The site was discovered in 1946 by the owner of the land, Charles-Antoine Cesari, and brought to the attention of archeologists by the British writer, Dorothy Carrington (see her masterpiece, Granite Island: Portrait of Corsica,). Systematic excavations started in 1954 by Roger Grosjean. Finds of arrow heads and pottery date earliest inhabitation to 3300 BC. Around 1500 BC, 2-3 metre menhirs were erected. They have been carved with representations of human faces, armour and weapons. Roger Grosjean thought the menhirs may have been erected to ward off an invasion of a group of people called the Torréens (Torreans). However this was unsuccessful: the menhirs were cast down, broken up and reused in some cases as building material by the Torréens. The Torréens built circular stone structures on the site, known as torri (or torre), which may have been used as temples. The torri are remarkably well preserved. This theory had been disputed by later works of F. De Lanfranchi, M.C. Weiss and Gabriel Camps.
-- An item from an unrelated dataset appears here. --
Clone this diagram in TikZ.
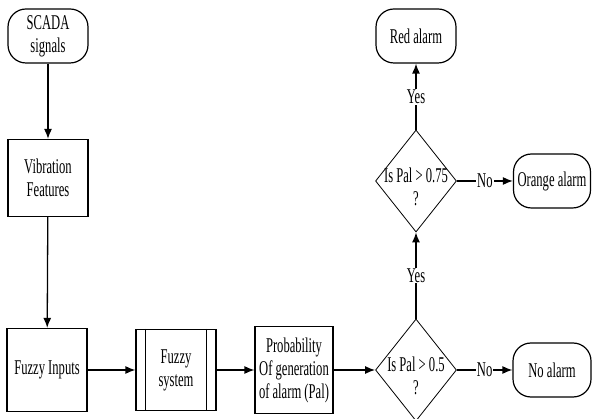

In total, about twenty menhirs of various times were counted in Filitosa. They constitute approximately half of the total staff of these monuments in Corsica.

==Layout==

The site of Filitosa is approached down a track through an ancient olive grove. The first monument to be seen is a rock overhang and surrounding wall. Then the visitor comes upon the central monument. Various hut platforms are all around, and the track leads a further 50m to the Western Monument or torri. From there, one can enjoy a view down the hill to a stone alignment of five megaliths, set around the base of a 2000-year-old olive tree. Behind the olive tree is the quarry from which the megaliths were extracted.